Sachiko Takeda, porta-voz da Agência de Cooperação Internacional do Japão, disse que o Japão vê Matarbari como um projeto de mudança climática porque usa tecnologia japonesa que gera mais energia com menos carvão, resultando em emissões mais baixas do que a energia convencional. Os documentos da JICA que descrevem o projeto dizem que Matarbari emitirá cerca de 400.000 toneladas de emissões equivalentes de dióxido de carbono por ano em comparação com uma planta típica de seu tamanho.
Takeda disse que o Ministério das Relações Exteriores do Japão, e não a JICA, é responsável por relatar o financiamento climático às Nações Unidas.
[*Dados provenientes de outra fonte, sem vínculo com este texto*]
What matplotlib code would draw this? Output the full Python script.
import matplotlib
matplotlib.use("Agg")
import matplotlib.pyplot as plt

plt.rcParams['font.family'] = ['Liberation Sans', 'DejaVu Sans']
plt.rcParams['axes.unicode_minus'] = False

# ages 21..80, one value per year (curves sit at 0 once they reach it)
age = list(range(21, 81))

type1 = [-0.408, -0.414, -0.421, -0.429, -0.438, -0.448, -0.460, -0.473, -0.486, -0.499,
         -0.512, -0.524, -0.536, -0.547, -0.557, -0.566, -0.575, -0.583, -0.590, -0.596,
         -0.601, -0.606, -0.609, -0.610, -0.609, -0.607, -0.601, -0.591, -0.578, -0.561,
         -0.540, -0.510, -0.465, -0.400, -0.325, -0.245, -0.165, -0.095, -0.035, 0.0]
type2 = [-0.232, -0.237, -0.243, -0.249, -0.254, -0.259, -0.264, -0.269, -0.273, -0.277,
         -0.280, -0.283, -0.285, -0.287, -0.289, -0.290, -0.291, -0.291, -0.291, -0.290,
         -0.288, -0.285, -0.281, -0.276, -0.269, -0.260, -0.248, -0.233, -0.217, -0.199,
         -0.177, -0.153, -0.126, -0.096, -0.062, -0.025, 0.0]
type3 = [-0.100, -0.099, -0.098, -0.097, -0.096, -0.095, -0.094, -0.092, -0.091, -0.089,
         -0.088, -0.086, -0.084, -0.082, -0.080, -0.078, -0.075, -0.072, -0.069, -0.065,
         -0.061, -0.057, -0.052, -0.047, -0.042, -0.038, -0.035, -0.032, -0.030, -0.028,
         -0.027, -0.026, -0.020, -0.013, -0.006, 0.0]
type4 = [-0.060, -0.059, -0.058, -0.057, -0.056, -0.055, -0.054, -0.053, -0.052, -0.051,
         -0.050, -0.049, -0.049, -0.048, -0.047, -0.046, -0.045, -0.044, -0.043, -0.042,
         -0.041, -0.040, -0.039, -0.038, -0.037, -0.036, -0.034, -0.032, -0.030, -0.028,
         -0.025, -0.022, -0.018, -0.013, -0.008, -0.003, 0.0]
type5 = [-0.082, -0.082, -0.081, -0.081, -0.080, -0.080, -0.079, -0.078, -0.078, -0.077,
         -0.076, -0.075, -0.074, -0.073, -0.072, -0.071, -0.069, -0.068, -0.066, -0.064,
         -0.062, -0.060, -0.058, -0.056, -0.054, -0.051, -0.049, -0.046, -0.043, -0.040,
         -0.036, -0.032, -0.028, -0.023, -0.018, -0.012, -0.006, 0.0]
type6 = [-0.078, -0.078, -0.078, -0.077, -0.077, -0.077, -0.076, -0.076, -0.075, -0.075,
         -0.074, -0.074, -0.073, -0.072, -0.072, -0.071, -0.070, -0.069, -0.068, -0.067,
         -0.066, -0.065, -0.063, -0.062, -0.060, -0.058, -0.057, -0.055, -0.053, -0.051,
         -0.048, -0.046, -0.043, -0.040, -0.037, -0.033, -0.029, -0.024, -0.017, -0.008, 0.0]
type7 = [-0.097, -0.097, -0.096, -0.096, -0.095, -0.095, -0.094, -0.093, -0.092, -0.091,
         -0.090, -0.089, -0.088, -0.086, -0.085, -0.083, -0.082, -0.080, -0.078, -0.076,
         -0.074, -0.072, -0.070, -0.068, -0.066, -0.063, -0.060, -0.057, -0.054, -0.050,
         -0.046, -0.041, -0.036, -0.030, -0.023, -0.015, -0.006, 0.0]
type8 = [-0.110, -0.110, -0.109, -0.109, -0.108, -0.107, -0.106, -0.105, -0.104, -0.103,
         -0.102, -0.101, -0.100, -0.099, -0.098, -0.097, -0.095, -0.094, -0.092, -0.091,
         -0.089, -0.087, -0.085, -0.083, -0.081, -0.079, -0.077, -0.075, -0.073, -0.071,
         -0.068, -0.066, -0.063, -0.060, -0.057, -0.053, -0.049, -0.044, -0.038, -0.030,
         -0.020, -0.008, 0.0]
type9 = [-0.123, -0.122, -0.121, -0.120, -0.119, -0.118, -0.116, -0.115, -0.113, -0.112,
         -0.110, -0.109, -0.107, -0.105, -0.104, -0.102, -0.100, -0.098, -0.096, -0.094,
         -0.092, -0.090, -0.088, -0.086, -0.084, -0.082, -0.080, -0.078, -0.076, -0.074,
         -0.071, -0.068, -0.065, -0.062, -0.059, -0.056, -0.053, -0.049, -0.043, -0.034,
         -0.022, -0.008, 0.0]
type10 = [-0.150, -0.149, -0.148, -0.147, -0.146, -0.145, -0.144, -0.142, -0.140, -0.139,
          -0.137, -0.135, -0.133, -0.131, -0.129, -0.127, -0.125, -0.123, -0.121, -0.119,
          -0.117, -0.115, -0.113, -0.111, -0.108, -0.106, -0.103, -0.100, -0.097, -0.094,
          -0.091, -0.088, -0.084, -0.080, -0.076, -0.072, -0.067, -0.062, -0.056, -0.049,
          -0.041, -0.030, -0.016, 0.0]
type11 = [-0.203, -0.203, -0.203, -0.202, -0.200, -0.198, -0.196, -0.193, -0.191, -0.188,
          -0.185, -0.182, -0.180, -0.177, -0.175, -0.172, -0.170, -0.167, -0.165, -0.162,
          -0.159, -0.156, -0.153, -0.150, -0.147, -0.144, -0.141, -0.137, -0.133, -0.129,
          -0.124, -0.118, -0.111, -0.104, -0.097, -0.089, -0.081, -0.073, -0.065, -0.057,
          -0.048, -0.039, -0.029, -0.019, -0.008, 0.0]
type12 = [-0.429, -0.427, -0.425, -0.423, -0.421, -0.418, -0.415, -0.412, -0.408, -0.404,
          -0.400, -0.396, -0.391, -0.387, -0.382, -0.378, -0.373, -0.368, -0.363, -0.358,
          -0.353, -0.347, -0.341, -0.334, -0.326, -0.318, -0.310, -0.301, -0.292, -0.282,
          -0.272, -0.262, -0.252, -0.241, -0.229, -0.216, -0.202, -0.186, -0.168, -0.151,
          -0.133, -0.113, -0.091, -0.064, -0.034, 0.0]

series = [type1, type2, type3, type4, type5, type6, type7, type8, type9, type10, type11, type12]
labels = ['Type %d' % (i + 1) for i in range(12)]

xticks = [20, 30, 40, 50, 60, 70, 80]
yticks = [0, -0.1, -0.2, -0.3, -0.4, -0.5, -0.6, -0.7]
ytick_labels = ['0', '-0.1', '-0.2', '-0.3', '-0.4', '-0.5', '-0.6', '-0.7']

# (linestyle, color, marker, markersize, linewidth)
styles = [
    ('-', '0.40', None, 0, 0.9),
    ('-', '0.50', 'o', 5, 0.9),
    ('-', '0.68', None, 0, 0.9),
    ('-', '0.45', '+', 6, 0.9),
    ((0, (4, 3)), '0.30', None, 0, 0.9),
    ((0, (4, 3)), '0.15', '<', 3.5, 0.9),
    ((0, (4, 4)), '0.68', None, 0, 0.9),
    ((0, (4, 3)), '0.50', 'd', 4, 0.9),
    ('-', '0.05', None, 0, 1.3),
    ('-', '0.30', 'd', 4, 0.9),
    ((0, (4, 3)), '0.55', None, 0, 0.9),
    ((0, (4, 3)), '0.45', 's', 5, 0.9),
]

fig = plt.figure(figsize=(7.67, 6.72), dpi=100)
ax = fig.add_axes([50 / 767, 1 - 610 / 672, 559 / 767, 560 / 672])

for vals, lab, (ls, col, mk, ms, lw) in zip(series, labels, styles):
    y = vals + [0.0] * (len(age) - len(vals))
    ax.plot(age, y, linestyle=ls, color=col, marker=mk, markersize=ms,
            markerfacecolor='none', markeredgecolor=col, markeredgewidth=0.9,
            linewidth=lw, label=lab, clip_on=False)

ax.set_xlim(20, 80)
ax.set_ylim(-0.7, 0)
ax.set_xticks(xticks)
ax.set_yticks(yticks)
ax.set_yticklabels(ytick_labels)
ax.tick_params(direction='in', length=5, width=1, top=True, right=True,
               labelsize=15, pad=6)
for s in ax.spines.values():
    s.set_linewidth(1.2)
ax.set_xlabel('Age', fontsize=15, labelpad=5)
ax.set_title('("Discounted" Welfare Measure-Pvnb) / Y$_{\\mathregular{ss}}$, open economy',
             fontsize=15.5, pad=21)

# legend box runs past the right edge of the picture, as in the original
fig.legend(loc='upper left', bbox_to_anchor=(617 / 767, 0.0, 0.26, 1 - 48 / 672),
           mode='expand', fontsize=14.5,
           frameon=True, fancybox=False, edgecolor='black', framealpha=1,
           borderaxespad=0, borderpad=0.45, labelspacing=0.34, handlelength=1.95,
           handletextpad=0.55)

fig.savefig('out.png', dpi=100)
Hiroshi Onuma, vice-diretor sênior do Departamento de Mudanças Climáticas do Ministério das Relações Exteriores do Japão, disse que o Japão está fazendo cálculos para reduzir as emissões de projetos, e uma equipe do Ministério das Relações Exteriores está avaliando os projetos antes de tomar a decisão de relatá-los para as Nações Unidas como financiamento climático. Ele se recusou a explicar por que o Japão considerou uma usina de carvão um projeto climático.
Financiar grandes projetos como o Matarbari ajudou o Japão a se afirmar como o maior financiador do financiamento climático. Ela informou US$ 59 bilhões em doações, empréstimos e investimentos de capital de 2015 a 2020 e sua intenção de continuar com níveis semelhantes de financiamento até 2025. São US$ 14 bilhões a mais que a Alemanha, que é o segundo maior financiador relatado no mesmo período.
“Esse compromisso se destaca como uma quantia significativa entre outros países desenvolvidos”, disse o Ministério das Relações Exteriores do Japão em um comunicado à imprensa de junho de 2021. “O Japão continuará a liderar os esforços globais para lidar com as mudanças climáticas.”